Module 20: Information Security Control Testing and Evaluation
What the Exam Is Really Testing
Behind the scenarios in this area sits a clear principle:
Control effectiveness must be validated regularly to ensure residual risk remains within tolerance.
Testing provides:
- Assurance to leadership
- Evidence for audit
- Validation of control design
- Detection of control degradation
- Input into risk reassessment
Controls that are not tested are assumed — not proven.
The Executive Mindset Shift
What most people do:
If the control is implemented, it works.
What CISM expects:
Controls degrade, fail, or become misaligned over time — validation is required.
Security leaders must:
- Define testing frequency
- Align testing with risk level
- Document results
- Identify deficiencies
- Ensure remediation
- Report findings appropriately
Testing is a governance function — not just a technical one.
Types of Control Testing
1. Design Effectiveness Testing
Evaluates whether the control, as designed, addresses the intended risk.
Question:
Is this control logically capable of reducing the risk?

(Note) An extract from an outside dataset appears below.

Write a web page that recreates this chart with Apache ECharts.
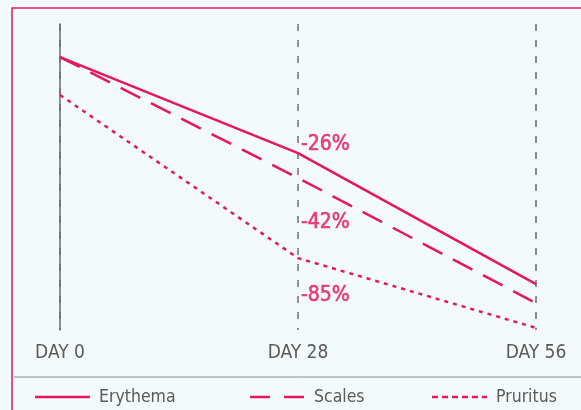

Occurs before or during implementation.
2. Operating Effectiveness Testing
Evaluates whether the control is functioning as intended.
Question:
Is the control consistently operating over time?
Includes:
- Access reviews
- Log verification
- Control walkthroughs
- Audit sampling
This is heavily tested in CISM.
3. Independent Validation
Testing may be performed by:
- Internal audit
- Compliance teams
- External assessors
Independence increases assurance credibility.
Frequency and Risk Alignment
Testing frequency should reflect:
- Asset criticality
- Regulatory exposure
- Threat landscape
- Prior control failures
High-risk controls require more frequent testing.
Governance Integration
Testing results must:
- Be documented
- Feed into risk register updates
- Trigger remediation tracking
- Inform executive reporting
- Influence resource allocation
Testing without remediation tracking is incomplete governance.
Pattern Recognition
When testing appears in a scenario, ask:
- Is effectiveness validated regularly?
- Is testing risk-based?
- Are deficiencies documented?
- Is remediation tracked?
- Is escalation defined?
Correct answers often involve:
- Independent validation
- Risk-based testing frequency
- Documented findings
- Root cause analysis
- Formal remediation tracking
Not:
- Assuming controls work
- Testing only after incidents
- Ignoring repeated findings
- Performing testing without documentation
Trap Pattern
Common wrong instincts:
- “Control was implemented, so it’s effective.”
- “Audit will find issues later.”
- “Testing is optional for low-incident systems.”
- “One-time testing is sufficient.”
CISM emphasizes continuous validation.
Scenario Practice
Question 1
A high-risk access control was implemented last year but has not been reviewed since.
What is the PRIMARY concern?
- Encryption weakness
- Vendor inefficiency
- Lack of operating effectiveness validation
- Monitoring delay
Answer & Explanation
Correct Answer: C
High-risk controls require periodic effectiveness testing.
Question 2
Internal audit identifies repeated control failures across departments.
What should occur FIRST?
- Increase monitoring tools
- Conduct root cause analysis and update remediation plan
- Replace all controls
- Ignore minor failures
Answer & Explanation
Correct Answer: B
Repeated findings indicate systemic weakness requiring structured remediation.
Question 3
A preventive control exists but has never been evaluated for design adequacy.
What is the MOST appropriate action?
- Conduct design effectiveness review
- Increase enforcement
- Remove the control
- Replace with detective monitoring
Answer & Explanation
Correct Answer: A
Design validation ensures the control logically addresses risk.
Question 4
Control testing results are documented but not communicated to leadership.
What is the PRIMARY governance weakness?
- Encryption gap
- Monitoring deficiency
- Vendor inefficiency
- Lack of reporting integration
Answer & Explanation
Correct Answer: D
Testing results must support governance oversight.
Question 5
A low-risk control is tested annually, while a high-risk control is tested once every three years.
What is the MOST significant issue?
- Over-testing
- Misalignment between testing frequency and risk level
- Monitoring delay
- Vendor inefficiency
Answer & Explanation
Correct Answer: B
Testing frequency must reflect risk exposure.
Key Takeaway
In CISM:
Controls must be tested. Testing must be risk-based. Findings must drive remediation. Results must inform governance.
Before assuming effectiveness:
- Validate design.
- Test operation.
- Document results.
- Track remediation.
- Escalate when necessary.
The line between a good answer and a wrong one is whether effectiveness is validated or assumed.